### PROVIDED DATA

_____

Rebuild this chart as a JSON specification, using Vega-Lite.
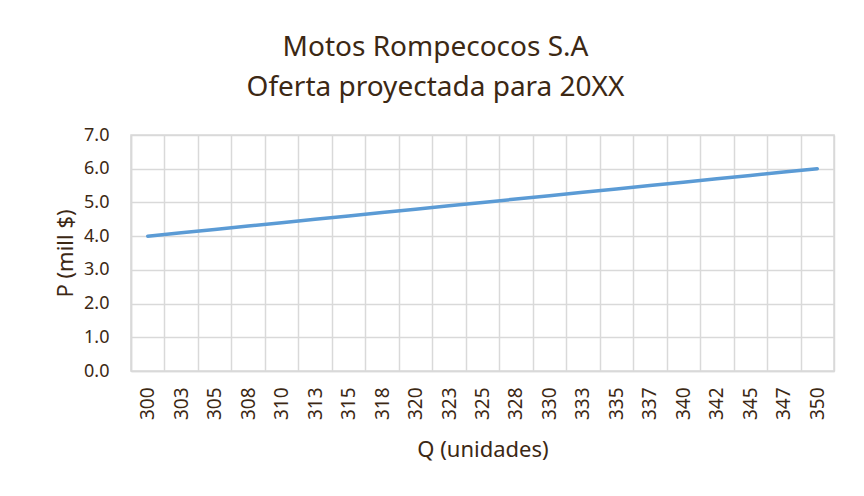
{
  "$schema": "https://vega.github.io/schema/vega-lite/v6.json",
  "width": 703,
  "height": 236,
  "autosize": "none",
  "padding": {"left": 131, "top": 135, "right": 30, "bottom": 125},
  "background": "white",
  "title": {
    "text": ["Motos Rompecocos S.A", "Oferta proyectada para 20XX"],
    "anchor": "middle",
    "dx": -47,
    "offset": 24,
    "font": "Noto Sans",
    "fontSize": 28,
    "fontWeight": "normal",
    "color": "#3c2814",
    "lineHeight": 40
  },
  "data": {
    "values": [
      {"Q": "300", "P": 4.0},
      {"Q": "303", "P": 4.1},
      {"Q": "305", "P": 4.2},
      {"Q": "308", "P": 4.3},
      {"Q": "310", "P": 4.4},
      {"Q": "313", "P": 4.5},
      {"Q": "315", "P": 4.6},
      {"Q": "318", "P": 4.7},
      {"Q": "320", "P": 4.8},
      {"Q": "323", "P": 4.9},
      {"Q": "325", "P": 5.0},
      {"Q": "328", "P": 5.1},
      {"Q": "330", "P": 5.2},
      {"Q": "333", "P": 5.3},
      {"Q": "335", "P": 5.4},
      {"Q": "337", "P": 5.5},
      {"Q": "340", "P": 5.6},
      {"Q": "342", "P": 5.7},
      {"Q": "345", "P": 5.8},
      {"Q": "347", "P": 5.9},
      {"Q": "350", "P": 6.0}
    ]
  },
  "mark": {"type": "line", "color": "#5b9bd5", "strokeWidth": 3.5, "strokeCap": "round"},
  "encoding": {
    "x": {
      "field": "Q",
      "type": "ordinal",
      "sort": null,
      "scale": {"type": "band", "paddingInner": 0, "paddingOuter": 0},
      "axis": {
        "title": "Q (unidades)",
        "labelAngle": 270,
        "labelPadding": 16,
        "labelFontSize": 19,
        "ticks": false,
        "grid": true,
        "tickBand": "extent",
        "titlePadding": 20
      }
    },
    "y": {
      "field": "P",
      "type": "quantitative",
      "scale": {"domain": [0, 7]},
      "axis": {
        "title": "P (mill $)",
        "values": [0, 1, 2, 3, 4, 5, 6, 7],
        "format": ".1f",
        "ticks": false,
        "labelPadding": 22,
        "titlePadding": 6
      }
    }
  },
  "config": {
    "view": {"stroke": "#d9d9d9", "strokeWidth": 1.5},
    "axis": {
      "labelFont": "Noto Sans",
      "labelFontSize": 18,
      "labelColor": "#3c2814",
      "titleFont": "Noto Sans",
      "titleFontSize": 22,
      "titleFontWeight": "normal",
      "titleColor": "#3c2814",
      "gridColor": "#d9d9d9",
      "gridWidth": 1.5,
      "gridOpacity": 1,
      "domainColor": "#d9d9d9",
      "domainWidth": 1.5
    }
  }
}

_____

### WHAT IS REQUIRED
Repeat all the data as it stands, dropping any images it holds.

### WRITTEN ANSWER
Rebuild this chart as a JSON specification, using Vega-Lite.
{
  "$schema": "https://vega.github.io/schema/vega-lite/v6.json",
  "width": 703,
  "height": 236,
  "autosize": "none",
  "padding": {"left": 131, "top": 135, "right": 30, "bottom": 125},
  "background": "white",
  "title": {
    "text": ["Motos Rompecocos S.A", "Oferta proyectada para 20XX"],
    "anchor": "middle",
    "dx": -47,
    "offset": 24,
    "font": "Noto Sans",
    "fontSize": 28,
    "fontWeight": "normal",
    "color": "#3c2814",
    "lineHeight": 40
  },
  "data": {
    "values": [
      {"Q": "300", "P": 4.0},
      {"Q": "303", "P": 4.1},
      {"Q": "305", "P": 4.2},
      {"Q": "308", "P": 4.3},
      {"Q": "310", "P": 4.4},
      {"Q": "313", "P": 4.5},
      {"Q": "315", "P": 4.6},
      {"Q": "318", "P": 4.7},
      {"Q": "320", "P": 4.8},
      {"Q": "323", "P": 4.9},
      {"Q": "325", "P": 5.0},
      {"Q": "328", "P": 5.1},
      {"Q": "330", "P": 5.2},
      {"Q": "333", "P": 5.3},
      {"Q": "335", "P": 5.4},
      {"Q": "337", "P": 5.5},
      {"Q": "340", "P": 5.6},
      {"Q": "342", "P": 5.7},
      {"Q": "345", "P": 5.8},
      {"Q": "347", "P": 5.9},
      {"Q": "350", "P": 6.0}
    ]
  },
  "mark": {"type": "line", "color": "#5b9bd5", "strokeWidth": 3.5, "strokeCap": "round"},
  "encoding": {
    "x": {
      "field": "Q",
      "type": "ordinal",
      "sort": null,
      "scale": {"type": "band", "paddingInner": 0, "paddingOuter": 0},
      "axis": {
        "title": "Q (unidades)",
        "labelAngle": 270,
        "labelPadding": 16,
        "labelFontSize": 19,
        "ticks": false,
        "grid": true,
        "tickBand": "extent",
        "titlePadding": 20
      }
    },
    "y": {
      "field": "P",
      "type": "quantitative",
      "scale": {"domain": [0, 7]},
      "axis": {
        "title": "P (mill $)",
        "values": [0, 1, 2, 3, 4, 5, 6, 7],
        "format": ".1f",
        "ticks": false,
        "labelPadding": 22,
        "titlePadding": 6
      }
    }
  },
  "config": {
    "view": {"stroke": "#d9d9d9", "strokeWidth": 1.5},
    "axis": {
      "labelFont": "Noto Sans",
      "labelFontSize": 18,
      "labelColor": "#3c2814",
      "titleFont": "Noto Sans",
      "titleFontSize": 22,
      "titleFontWeight": "normal",
      "titleColor": "#3c2814",
      "gridColor": "#d9d9d9",
      "gridWidth": 1.5,
      "gridOpacity": 1,
      "domainColor": "#d9d9d9",
      "domainWidth": 1.5
    }
  }
}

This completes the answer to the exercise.